DAVID SEEBACH: Back at the University of Wisconsin-Milwaukee when I staged an annual show there in the ’70s called The Great International Magic Show, a few of the years there we used a prop where we saw the lady in half, but she wasn’t in a box, she was in full view. And she was sawed in half by it a big lumber saw, 28 inches in diameter, spinning at, I think, 1,700 RPM with a two-by-four underneath her and the saw ripped through the two-by-four, and through the woman and through her dress. And it’s a sensational illusion, and that one will not bore any audience. We also had a rabbit in the show, a live rabbit. And the — one of the professors of the university had a young son, a little toddler named Timmy. And Timmy, during this run of the magic show, would want to come backstage and always wanted to see or pet the rabbit.
And Timmy wasn’t misbehaving, he was acting his age, which was probably about 4 or 5.
So, I saw Timmy coming one day, and I said, “Take the rabbit and hide it somewhere, just — we’re going to tell him the rabbit isn’t here.” So, one of my assistants quickly took the rabbit and shoved it into a part of the sawing apparatus that the audience was not aware of. So, we’ll just say a hiding place where everybody promptly forgot that the rabbit had been placed there.
So, we come to this point in the show, and the very first thing we do is we demonstrate the veracity of the saw, and I saw a two-by-four in two pieces and everything works fine.
Now, we introduce a new two-by-four, and the lovely young woman comes out on stage.
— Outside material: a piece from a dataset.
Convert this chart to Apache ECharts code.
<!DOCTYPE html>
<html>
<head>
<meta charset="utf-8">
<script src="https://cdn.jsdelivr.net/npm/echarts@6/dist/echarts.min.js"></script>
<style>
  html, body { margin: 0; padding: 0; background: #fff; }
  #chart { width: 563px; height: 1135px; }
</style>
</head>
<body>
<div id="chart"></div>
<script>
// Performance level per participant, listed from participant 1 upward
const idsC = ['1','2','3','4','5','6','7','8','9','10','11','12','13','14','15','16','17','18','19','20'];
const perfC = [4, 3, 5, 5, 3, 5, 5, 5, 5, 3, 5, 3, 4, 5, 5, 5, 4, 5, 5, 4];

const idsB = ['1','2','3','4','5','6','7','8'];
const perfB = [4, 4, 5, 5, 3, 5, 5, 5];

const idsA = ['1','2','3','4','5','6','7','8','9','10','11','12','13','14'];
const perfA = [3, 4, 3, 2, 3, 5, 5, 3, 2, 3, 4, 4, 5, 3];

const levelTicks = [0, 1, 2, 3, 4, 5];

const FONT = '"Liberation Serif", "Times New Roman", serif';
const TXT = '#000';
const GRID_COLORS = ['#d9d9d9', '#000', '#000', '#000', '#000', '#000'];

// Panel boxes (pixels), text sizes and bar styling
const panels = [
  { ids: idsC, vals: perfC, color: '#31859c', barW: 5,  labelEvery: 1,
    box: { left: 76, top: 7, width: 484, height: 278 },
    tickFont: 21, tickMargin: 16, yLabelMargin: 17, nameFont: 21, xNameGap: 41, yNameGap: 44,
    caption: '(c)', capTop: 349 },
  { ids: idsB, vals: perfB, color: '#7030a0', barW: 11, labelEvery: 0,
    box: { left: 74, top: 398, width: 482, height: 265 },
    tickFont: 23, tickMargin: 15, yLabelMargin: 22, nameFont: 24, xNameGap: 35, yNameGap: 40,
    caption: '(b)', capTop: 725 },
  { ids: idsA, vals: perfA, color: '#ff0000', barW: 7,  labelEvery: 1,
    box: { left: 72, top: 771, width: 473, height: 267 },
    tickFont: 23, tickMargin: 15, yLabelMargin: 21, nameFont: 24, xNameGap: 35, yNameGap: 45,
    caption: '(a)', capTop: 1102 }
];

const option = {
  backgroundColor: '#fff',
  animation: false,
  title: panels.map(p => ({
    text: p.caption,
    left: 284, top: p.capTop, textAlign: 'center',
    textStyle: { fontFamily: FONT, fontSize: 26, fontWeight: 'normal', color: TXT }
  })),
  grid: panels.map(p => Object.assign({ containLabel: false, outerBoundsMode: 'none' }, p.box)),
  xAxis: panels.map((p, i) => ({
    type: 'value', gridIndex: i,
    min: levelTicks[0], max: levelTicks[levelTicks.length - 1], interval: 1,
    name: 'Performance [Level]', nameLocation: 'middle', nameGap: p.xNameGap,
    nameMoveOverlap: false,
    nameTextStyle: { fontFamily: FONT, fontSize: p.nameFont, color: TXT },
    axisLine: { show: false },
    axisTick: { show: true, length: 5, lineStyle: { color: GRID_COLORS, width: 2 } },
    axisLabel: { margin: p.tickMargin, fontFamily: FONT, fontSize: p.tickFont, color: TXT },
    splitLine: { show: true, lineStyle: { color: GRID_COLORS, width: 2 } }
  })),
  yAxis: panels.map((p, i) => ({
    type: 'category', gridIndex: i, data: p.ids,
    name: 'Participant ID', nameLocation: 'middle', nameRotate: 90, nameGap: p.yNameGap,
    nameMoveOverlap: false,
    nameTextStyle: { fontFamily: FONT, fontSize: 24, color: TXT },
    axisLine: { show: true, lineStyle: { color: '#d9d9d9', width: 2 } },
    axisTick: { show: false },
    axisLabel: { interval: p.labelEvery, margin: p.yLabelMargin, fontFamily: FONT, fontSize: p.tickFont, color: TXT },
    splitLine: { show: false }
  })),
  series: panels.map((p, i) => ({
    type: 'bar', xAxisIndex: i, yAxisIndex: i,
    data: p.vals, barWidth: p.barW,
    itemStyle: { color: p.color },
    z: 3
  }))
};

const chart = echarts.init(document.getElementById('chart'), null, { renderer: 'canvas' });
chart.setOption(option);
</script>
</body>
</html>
And so she has to be positioned properly to do this, and as she’s trying to get into this proper orientation, she whispers to the male assistant, she said, “I can’t do this. There’s something in there and it’s moving.” It was the rabbit.
So, we had the extricate the rabbit so that the audience wouldn’t really see it because they’d go what the heck is a rabbit doing there — you know. And so, we had to scoot the rabbit through the curtains backstage. Nobody was hurt, the rabbit wasn’t hurt, the girl was fine, everything worked okay. But there is an example of something not going exactly how you want it to go.